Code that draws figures
■ ■ ■ ■ ■ ■ ■
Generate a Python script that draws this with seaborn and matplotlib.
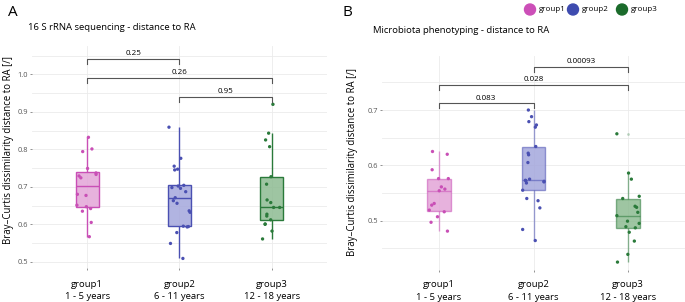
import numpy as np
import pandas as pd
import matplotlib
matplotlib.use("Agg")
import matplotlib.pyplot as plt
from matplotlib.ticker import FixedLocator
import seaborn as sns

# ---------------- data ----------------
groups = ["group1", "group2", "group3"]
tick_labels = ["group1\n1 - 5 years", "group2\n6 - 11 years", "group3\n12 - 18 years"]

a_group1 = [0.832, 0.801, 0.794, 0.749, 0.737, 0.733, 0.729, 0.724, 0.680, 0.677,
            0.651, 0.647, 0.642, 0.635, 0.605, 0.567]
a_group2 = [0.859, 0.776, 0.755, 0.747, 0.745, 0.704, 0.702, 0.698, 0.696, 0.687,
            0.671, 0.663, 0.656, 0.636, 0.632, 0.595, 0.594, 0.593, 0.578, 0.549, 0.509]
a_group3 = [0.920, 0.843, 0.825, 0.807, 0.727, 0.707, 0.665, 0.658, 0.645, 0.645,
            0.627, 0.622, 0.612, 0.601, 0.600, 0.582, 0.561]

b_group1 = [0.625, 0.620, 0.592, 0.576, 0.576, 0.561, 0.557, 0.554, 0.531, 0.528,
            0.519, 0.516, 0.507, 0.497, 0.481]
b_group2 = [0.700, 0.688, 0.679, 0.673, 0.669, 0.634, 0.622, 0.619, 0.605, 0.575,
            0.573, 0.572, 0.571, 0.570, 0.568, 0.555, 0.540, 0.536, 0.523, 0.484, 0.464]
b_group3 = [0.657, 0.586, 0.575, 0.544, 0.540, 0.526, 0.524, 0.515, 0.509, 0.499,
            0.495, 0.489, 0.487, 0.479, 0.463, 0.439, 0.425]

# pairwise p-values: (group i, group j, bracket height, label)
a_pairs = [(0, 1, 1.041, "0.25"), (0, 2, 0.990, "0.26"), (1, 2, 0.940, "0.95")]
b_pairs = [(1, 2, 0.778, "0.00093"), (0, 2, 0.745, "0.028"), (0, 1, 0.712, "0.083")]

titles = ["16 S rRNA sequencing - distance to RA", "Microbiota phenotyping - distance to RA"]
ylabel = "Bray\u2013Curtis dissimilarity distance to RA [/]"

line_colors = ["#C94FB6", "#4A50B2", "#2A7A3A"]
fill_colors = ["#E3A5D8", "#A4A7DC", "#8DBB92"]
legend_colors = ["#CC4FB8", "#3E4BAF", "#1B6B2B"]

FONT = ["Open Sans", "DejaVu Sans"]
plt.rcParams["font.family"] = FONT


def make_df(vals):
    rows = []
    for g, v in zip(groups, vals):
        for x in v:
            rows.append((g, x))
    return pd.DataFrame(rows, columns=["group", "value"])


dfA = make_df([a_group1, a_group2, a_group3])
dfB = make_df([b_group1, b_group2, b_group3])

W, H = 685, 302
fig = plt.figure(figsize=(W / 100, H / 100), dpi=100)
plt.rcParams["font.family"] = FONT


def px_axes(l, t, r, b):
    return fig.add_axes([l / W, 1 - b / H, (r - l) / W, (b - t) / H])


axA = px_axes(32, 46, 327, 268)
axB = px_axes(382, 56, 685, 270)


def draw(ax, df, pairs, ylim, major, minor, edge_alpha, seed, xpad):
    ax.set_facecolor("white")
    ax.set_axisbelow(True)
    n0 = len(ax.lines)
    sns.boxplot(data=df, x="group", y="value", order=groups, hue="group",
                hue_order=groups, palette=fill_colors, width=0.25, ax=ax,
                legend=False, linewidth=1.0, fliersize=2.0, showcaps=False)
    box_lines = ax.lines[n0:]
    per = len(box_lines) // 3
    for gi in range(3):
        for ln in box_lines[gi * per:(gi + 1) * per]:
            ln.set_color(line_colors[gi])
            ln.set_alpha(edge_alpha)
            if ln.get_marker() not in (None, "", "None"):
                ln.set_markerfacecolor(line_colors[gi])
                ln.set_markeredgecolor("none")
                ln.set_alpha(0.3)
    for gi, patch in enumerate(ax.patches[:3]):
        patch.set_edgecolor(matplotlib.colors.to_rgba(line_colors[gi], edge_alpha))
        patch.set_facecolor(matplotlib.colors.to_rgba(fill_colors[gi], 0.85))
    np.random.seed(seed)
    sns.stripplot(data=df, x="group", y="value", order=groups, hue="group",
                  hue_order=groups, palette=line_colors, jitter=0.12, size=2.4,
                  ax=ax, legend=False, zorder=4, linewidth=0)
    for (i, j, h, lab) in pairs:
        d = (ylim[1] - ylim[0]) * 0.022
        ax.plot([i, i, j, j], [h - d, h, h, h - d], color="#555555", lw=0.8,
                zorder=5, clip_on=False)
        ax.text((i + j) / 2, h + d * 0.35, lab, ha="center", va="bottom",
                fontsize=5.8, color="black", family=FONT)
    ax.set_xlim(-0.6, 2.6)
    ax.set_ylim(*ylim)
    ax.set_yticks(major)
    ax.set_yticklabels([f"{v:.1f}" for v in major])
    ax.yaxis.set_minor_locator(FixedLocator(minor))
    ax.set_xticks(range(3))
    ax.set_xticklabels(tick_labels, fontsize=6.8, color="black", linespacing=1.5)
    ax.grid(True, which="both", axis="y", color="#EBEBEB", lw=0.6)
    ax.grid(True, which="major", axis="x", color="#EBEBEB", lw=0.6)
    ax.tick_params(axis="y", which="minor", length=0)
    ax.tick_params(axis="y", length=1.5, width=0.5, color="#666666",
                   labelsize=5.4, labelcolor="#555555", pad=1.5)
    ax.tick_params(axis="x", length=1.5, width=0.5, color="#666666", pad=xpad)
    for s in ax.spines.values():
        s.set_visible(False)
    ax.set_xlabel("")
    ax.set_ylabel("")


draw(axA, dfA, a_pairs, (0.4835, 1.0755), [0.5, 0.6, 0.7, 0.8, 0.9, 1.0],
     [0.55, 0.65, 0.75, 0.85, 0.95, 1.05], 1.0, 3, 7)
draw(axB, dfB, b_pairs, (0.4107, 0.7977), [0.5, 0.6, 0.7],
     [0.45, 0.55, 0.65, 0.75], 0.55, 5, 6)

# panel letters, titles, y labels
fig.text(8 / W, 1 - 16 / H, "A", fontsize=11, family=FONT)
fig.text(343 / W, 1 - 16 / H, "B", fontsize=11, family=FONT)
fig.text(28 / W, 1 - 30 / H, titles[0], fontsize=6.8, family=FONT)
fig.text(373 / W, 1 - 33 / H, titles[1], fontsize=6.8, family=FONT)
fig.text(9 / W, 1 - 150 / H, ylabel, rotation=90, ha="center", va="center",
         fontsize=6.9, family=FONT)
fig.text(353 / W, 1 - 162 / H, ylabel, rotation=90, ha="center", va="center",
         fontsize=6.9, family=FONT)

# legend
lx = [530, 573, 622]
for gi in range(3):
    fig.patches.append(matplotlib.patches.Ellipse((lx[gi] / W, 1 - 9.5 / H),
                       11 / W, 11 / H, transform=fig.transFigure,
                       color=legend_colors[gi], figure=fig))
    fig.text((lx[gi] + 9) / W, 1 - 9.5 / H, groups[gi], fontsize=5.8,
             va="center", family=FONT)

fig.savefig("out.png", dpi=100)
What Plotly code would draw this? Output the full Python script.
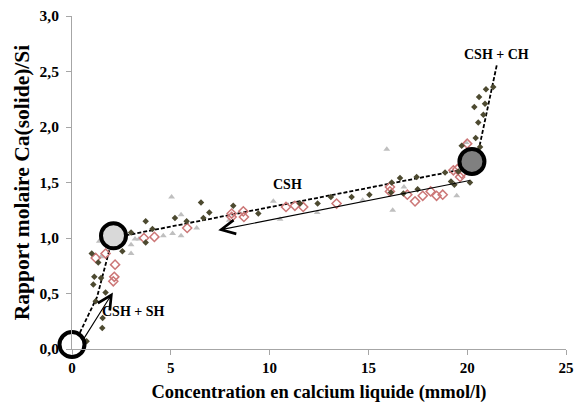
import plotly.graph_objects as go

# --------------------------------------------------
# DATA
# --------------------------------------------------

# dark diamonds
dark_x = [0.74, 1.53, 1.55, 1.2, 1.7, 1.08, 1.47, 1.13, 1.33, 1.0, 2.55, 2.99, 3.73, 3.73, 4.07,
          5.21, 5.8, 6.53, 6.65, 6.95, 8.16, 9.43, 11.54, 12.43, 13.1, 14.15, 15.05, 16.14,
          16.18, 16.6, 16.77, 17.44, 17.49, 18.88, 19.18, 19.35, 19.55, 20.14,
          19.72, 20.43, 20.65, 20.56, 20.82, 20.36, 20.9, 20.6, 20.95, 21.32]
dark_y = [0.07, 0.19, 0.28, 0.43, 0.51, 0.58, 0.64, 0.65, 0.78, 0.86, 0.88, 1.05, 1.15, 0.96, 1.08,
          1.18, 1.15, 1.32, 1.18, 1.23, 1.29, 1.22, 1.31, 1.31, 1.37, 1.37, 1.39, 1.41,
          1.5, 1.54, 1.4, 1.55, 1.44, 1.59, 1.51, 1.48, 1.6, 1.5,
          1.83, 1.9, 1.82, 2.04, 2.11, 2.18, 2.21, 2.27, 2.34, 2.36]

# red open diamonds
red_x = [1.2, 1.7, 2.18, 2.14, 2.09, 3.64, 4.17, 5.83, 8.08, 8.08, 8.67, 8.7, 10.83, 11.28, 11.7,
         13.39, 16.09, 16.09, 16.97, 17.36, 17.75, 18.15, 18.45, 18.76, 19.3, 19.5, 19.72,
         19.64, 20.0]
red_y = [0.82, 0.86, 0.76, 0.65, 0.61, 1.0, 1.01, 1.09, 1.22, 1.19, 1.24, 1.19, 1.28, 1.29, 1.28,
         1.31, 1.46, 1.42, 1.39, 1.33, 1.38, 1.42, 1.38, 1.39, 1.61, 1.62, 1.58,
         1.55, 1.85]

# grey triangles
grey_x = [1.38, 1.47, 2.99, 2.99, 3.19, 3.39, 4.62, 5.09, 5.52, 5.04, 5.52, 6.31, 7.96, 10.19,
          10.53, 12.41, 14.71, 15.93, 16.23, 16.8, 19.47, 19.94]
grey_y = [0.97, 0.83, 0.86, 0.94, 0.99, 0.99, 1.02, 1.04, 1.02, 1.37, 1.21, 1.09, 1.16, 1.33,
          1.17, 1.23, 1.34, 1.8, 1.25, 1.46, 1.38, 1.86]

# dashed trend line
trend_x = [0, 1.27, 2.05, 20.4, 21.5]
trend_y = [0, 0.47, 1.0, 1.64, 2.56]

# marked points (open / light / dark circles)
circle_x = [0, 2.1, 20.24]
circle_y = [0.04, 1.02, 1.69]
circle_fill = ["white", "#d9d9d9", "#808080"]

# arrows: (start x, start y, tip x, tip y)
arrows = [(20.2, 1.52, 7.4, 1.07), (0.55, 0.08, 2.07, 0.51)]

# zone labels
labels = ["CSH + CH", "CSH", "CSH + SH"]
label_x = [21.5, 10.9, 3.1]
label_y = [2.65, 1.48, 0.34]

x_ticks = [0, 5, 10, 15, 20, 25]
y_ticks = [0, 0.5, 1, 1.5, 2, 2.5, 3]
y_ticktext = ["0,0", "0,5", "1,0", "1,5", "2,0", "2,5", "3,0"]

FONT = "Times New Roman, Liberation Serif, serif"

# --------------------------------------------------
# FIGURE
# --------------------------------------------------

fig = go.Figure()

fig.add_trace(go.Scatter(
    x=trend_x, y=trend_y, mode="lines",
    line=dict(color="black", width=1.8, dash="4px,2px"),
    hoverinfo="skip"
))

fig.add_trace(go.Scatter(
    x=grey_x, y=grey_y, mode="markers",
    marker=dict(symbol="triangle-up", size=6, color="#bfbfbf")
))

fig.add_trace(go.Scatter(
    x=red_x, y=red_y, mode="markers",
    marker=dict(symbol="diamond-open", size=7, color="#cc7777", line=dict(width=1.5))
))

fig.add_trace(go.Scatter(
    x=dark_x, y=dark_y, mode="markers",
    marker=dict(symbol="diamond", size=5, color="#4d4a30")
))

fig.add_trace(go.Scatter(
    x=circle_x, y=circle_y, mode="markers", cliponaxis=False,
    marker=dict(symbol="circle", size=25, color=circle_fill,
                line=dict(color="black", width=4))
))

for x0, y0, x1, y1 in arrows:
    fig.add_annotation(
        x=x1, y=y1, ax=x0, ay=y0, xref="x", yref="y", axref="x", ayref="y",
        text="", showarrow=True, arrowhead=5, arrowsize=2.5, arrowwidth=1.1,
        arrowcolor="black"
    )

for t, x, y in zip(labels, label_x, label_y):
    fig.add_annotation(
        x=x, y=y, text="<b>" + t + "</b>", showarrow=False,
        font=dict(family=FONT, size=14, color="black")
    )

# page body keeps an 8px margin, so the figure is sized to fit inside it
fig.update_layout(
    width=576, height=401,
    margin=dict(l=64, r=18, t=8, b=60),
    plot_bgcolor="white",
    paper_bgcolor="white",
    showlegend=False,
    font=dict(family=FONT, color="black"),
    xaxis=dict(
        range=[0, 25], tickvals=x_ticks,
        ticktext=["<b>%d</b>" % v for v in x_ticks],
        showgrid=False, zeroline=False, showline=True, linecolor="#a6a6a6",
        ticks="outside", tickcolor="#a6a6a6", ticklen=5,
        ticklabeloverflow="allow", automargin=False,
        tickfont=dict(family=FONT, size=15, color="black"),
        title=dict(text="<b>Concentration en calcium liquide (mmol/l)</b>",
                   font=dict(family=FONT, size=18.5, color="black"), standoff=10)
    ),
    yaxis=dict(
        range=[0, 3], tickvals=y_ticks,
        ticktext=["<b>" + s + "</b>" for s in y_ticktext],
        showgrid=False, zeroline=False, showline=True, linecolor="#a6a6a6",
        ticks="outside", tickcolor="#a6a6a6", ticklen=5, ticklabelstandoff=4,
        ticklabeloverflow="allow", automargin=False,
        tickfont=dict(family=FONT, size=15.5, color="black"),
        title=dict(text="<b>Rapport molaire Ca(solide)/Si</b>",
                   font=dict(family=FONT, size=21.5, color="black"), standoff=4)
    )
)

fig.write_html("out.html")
■ ■ ■ ■ ■ ■ ■
**WHAT TO PRODUCE:** How many of the lines above include the string "script"? Answer with the number only.

**ANSWER TO THE TASK:** 2